Information shown.
## begin

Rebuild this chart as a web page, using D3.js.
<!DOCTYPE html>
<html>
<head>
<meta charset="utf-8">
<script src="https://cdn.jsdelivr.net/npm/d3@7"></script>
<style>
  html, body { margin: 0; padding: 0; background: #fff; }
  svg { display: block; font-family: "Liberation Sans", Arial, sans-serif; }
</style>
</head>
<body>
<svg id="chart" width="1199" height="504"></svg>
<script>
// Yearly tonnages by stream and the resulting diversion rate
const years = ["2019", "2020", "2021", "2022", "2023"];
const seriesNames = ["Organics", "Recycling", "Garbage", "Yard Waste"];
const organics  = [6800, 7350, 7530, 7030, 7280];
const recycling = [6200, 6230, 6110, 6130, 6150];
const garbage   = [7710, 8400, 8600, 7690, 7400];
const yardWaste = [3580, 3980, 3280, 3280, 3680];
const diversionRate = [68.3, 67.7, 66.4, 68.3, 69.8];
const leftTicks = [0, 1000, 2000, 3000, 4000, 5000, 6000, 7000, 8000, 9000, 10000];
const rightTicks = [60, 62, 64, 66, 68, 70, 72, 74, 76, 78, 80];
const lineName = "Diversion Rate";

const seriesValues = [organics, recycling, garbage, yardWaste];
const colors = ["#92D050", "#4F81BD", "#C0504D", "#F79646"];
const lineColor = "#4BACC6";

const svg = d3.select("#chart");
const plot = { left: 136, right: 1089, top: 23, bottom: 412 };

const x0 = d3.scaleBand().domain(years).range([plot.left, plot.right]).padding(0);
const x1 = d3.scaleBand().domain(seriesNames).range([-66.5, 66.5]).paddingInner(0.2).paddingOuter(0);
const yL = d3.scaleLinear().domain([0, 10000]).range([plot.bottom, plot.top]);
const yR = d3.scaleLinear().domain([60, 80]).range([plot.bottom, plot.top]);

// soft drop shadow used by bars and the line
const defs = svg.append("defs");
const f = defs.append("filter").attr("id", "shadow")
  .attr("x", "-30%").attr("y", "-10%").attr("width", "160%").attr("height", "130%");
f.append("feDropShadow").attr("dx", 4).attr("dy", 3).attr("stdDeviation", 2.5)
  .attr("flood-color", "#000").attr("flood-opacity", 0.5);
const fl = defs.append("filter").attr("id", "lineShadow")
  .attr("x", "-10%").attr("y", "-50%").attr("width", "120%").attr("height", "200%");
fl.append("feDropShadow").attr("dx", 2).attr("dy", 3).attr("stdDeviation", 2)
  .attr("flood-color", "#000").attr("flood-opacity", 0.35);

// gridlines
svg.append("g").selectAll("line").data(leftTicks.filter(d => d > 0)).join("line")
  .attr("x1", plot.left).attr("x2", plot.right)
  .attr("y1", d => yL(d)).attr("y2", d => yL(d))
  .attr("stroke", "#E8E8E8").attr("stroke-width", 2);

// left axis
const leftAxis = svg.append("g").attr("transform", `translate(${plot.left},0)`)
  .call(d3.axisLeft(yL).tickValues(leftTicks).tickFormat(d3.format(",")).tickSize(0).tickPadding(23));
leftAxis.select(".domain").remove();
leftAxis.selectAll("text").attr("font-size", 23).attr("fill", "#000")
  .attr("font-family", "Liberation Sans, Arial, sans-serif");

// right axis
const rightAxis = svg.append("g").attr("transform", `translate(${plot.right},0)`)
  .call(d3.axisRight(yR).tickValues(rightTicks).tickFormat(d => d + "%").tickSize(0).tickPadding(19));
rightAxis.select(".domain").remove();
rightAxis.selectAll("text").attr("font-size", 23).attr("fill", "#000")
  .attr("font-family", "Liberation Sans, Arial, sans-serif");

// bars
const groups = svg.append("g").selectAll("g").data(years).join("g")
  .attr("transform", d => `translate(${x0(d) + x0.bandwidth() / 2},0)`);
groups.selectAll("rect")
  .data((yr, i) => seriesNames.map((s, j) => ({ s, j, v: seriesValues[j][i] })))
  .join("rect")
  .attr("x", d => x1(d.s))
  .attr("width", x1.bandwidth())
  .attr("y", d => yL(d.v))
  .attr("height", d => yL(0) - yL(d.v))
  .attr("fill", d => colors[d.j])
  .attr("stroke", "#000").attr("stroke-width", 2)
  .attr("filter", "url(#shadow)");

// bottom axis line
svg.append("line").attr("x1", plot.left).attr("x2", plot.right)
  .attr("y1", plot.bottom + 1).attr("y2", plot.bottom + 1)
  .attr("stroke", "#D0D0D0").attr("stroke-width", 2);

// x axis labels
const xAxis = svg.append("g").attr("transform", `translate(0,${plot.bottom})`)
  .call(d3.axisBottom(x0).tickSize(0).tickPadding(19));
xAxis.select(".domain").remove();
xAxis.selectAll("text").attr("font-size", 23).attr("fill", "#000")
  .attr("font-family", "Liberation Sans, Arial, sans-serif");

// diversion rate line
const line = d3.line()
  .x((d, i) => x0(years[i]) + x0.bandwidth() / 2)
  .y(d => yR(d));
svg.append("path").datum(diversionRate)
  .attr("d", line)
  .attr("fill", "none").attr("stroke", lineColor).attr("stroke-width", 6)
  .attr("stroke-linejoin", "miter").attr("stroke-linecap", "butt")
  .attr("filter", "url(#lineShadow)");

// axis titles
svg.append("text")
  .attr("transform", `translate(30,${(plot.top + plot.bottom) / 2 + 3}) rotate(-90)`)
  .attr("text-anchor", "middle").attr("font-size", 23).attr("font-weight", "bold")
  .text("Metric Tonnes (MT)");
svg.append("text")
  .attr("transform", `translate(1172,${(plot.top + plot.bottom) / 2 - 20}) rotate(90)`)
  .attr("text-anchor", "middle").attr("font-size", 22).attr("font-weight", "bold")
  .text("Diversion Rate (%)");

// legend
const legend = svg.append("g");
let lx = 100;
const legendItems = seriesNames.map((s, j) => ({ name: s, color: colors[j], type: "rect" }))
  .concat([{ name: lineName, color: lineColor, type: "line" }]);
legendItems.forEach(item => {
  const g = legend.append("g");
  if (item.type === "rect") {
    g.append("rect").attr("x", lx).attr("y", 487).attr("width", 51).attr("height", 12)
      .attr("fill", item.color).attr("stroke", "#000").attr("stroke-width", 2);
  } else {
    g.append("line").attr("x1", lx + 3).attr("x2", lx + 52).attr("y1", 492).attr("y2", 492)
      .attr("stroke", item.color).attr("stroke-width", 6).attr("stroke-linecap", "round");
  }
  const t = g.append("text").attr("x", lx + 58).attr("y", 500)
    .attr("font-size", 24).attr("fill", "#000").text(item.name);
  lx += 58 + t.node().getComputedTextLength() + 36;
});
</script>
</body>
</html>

## end

Task prompt.
Everything from the first line above up to and including the line that contains "23, bottom: 412" should be printed exactly; please print only that.

Solution for this exercise.
Rebuild this chart as a web page, using D3.js.
<!DOCTYPE html>
<html>
<head>
<meta charset="utf-8">
<script src="https://cdn.jsdelivr.net/npm/d3@7"></script>
<style>
  html, body { margin: 0; padding: 0; background: #fff; }
  svg { display: block; font-family: "Liberation Sans", Arial, sans-serif; }
</style>
</head>
<body>
<svg id="chart" width="1199" height="504"></svg>
<script>
// Yearly tonnages by stream and the resulting diversion rate
const years = ["2019", "2020", "2021", "2022", "2023"];
const seriesNames = ["Organics", "Recycling", "Garbage", "Yard Waste"];
const organics  = [6800, 7350, 7530, 7030, 7280];
const recycling = [6200, 6230, 6110, 6130, 6150];
const garbage   = [7710, 8400, 8600, 7690, 7400];
const yardWaste = [3580, 3980, 3280, 3280, 3680];
const diversionRate = [68.3, 67.7, 66.4, 68.3, 69.8];
const leftTicks = [0, 1000, 2000, 3000, 4000, 5000, 6000, 7000, 8000, 9000, 10000];
const rightTicks = [60, 62, 64, 66, 68, 70, 72, 74, 76, 78, 80];
const lineName = "Diversion Rate";

const seriesValues = [organics, recycling, garbage, yardWaste];
const colors = ["#92D050", "#4F81BD", "#C0504D", "#F79646"];
const lineColor = "#4BACC6";

const svg = d3.select("#chart");
const plot = { left: 136, right: 1089, top: 23, bottom: 412 };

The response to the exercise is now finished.